Charles Keller, a solar-powered Los Alamos resident, felt that the DPU had not looked at what are called “value of solar” considerations. Using this method, utilities around the country are assessing a fixed infrastructure charge, but reducing it for PV providers by an amount calculated as “value of solar” to their effort. Keller is hoping that DPU will not see this as a localized issue since utilities all around the country are seeing shortfalls in their revenue. A majority of customers are increasing their conservation of electricity, thus reducing their payments for infrastructure. Thus the basis for DPU’s fee categorized as “non-payment for infrastructure” is a broader problem than just a few PV providers.
The subject of “net metering” – the practice of local utilities buying the excess power generated by solar customers – is a hot potato. Nearby Jemez Electric has rollover net metering (similar to rollover minutes on a mobile phone plan), which allows solar customers to spread the extra power they generate in a more holistic approach over their entire account, rather than on a month-by-month basis.

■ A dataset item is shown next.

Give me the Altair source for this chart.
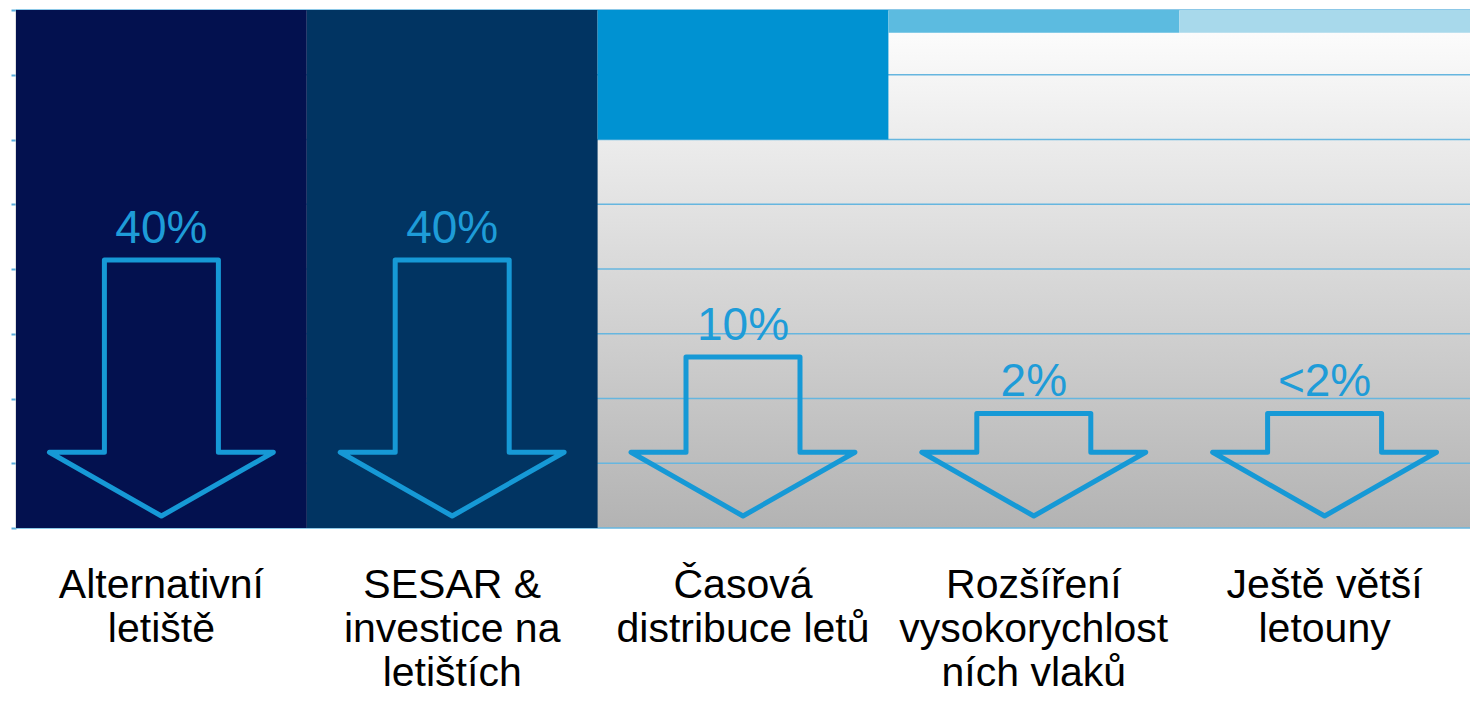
import altair as alt
import pandas as pd

# ---- data ----
categories = [
    "Alternativní\nletiště",
    "SESAR &\ninvestice na\nletištích",
    "Časová\ndistribuce letů",
    "Rozšíření\nvysokorychlost\nních vlaků",
    "Ještě větší\nletouny",
]
pct_labels = ["40%", "40%", "10%", "2%", "<2%"]
bar_bottom = [0.0, 0.0, 6.0, 7.65, 7.65]     # bars hang from the top of the scale
bar_top = 8.0
arrow_top = [4.14, 4.14, 2.64, 1.77, 1.77]   # top of each arrow shaft
grid_values = list(range(0, 9))

# ---- styles ----
bar_colors = ["#03114f", "#013462", "#0092d2", "#5cbbe0", "#a8d9eb"]
arrow_color = "#1699d6"
grid_color = "#66b6df"
W, H = 1454, 518
SHAFT_HALF, HEAD_HALF = 0.196, 0.385
HEAD_BASE, TIP = 1.17, 0.185

n = len(categories)
bars = pd.DataFrame({
    "cat": categories,
    "x0": list(range(n)),
    "x1": [i + 1 for i in range(n)],
    "yb": bar_bottom,
    "yt": [bar_top] * n,
    "xc": [i + 0.5 for i in range(n)],
    "atop": arrow_top,
    "pct": pct_labels,
})

rows = []
for i, (c, top) in enumerate(zip(categories, arrow_top)):
    cx = i + 0.5
    pts = [
        (cx - SHAFT_HALF, top), (cx + SHAFT_HALF, top), (cx + SHAFT_HALF, HEAD_BASE),
        (cx + HEAD_HALF, HEAD_BASE), (cx, TIP), (cx - HEAD_HALF, HEAD_BASE),
        (cx - SHAFT_HALF, HEAD_BASE), (cx - SHAFT_HALF, top),
    ]
    for k, (px, py) in enumerate(pts):
        rows.append({"cat": c, "k": k, "ax": px, "ay": py})
arrows = pd.DataFrame(rows)
grid = pd.DataFrame({"g": grid_values})

xs = alt.Scale(domain=[0, n], nice=False, zero=False)
ys = alt.Scale(domain=[0, bar_top], nice=False, zero=False)

gradient = alt.LinearGradient(
    gradient="linear",
    stops=[alt.GradientStop(color="#ffffff", offset=0),
           alt.GradientStop(color="#b3b3b3", offset=1)],
    x1=0, x2=0, y1=0, y2=1,
)

background = alt.Chart(pd.DataFrame({"a": [0]})).mark_rect(color=gradient).encode(
    x=alt.datum(0, scale=xs, axis=None),
    x2=alt.datum(n),
    y=alt.datum(0, scale=ys, axis=alt.Axis(labels=False, grid=False, title=None,
                                           ticks=True, tickSize=5, tickColor="#5aaedc",
                                           tickWidth=2, domainColor="#c4c4c4",
                                           domainWidth=2, values=grid_values)),
    y2=alt.datum(bar_top),
)

gridlines = alt.Chart(grid).mark_rule(color=grid_color, strokeWidth=1.6).encode(
    y=alt.Y("g:Q", scale=ys),
)

bar_layer = alt.Chart(bars).mark_rect().encode(
    x=alt.X("x0:Q", scale=xs),
    x2="x1:Q",
    y=alt.Y("yb:Q", scale=ys),
    y2="yt:Q",
    color=alt.Color("cat:N", scale=alt.Scale(domain=categories, range=bar_colors), legend=None),
)

arrow_layer = alt.Chart(arrows).mark_line(
    color=arrow_color, strokeWidth=5, strokeJoin="round", strokeCap="round"
).encode(
    x=alt.X("ax:Q", scale=xs),
    y=alt.Y("ay:Q", scale=ys),
    detail="cat:N",
    order="k:Q",
)

pct_layer = alt.Chart(bars).mark_text(
    font="Liberation Sans", fontSize=46, color="#1e9cd8", baseline="alphabetic", dy=-17
).encode(
    x=alt.X("xc:Q", scale=xs),
    y=alt.Y("atop:Q", scale=ys),
    text="pct:N",
)

cat_layer = alt.Chart(bars).mark_text(
    font="Liberation Sans", fontSize=41, color="#000000", baseline="alphabetic",
    lineBreak="\n", lineHeight=44, dy=70
).encode(
    x=alt.X("xc:Q", scale=xs),
    y=alt.datum(0, scale=ys),
    text="cat:N",
)

chart = alt.layer(
    background, gridlines, bar_layer, arrow_layer, pct_layer, cat_layer
).properties(
    width=W, height=H,
    autosize=alt.AutoSizeParams(type="none"),
    padding={"left": 8, "top": 2, "right": 0, "bottom": 169},
).configure_view(stroke=None)

chart.save("out.html", embed_options={"renderer": "svg", "actions": False})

As pointed out by Los Alamos solar customer Thomas Shankland, if there is a net annual overproduction by the customer then the annual overproduction is treated at the wholesale rate of seven cents. At present, photovoltaic (PV) homeowners get paid retail rate (10 cents) for any excess electricity delivered. Then annually in February, DPU determines if any cumulated excess exists. If it does, they take back three cents of the 10 cents they paid earlier for each excess kilowatt hour (kWh) – the difference between the retail and wholesale rates. Why does it seem (see table1) that DPU is going out of its way to halt distributed solar electrical energy production?
Why penalize these homeowners (and anyone aspiring to power their home with renewable energy) further? Consider this: a recent installation in Los Alamos would see the time it takes to recoup that investment double if the proposed fee structure goes into effect. Instead of realizing a 5.3 percent return on a capital cost, the new policy would reduce that to 2.9 percent. Customers who had spent as much as tens of thousands of dollars (costs after income tax rebates) have abruptly had their investments devalued. PV installation is a capital cost not paid by DPU that produces energy for Los Alamos consumers at no capital cost to DPU.
The surcharge of $540 per month from the 36 homeowners in Los Alamos represents a pittance of what is actually needed to maintain the grid. Conscientious homeowners who want to move away from dependence on fossil fuels are already assuming all of the cost – and all of the risk – to incorporate solar power in their homes. Fees begin with the permitting costs, which is more involved and complicated in Los Alamos County than neighboring counties.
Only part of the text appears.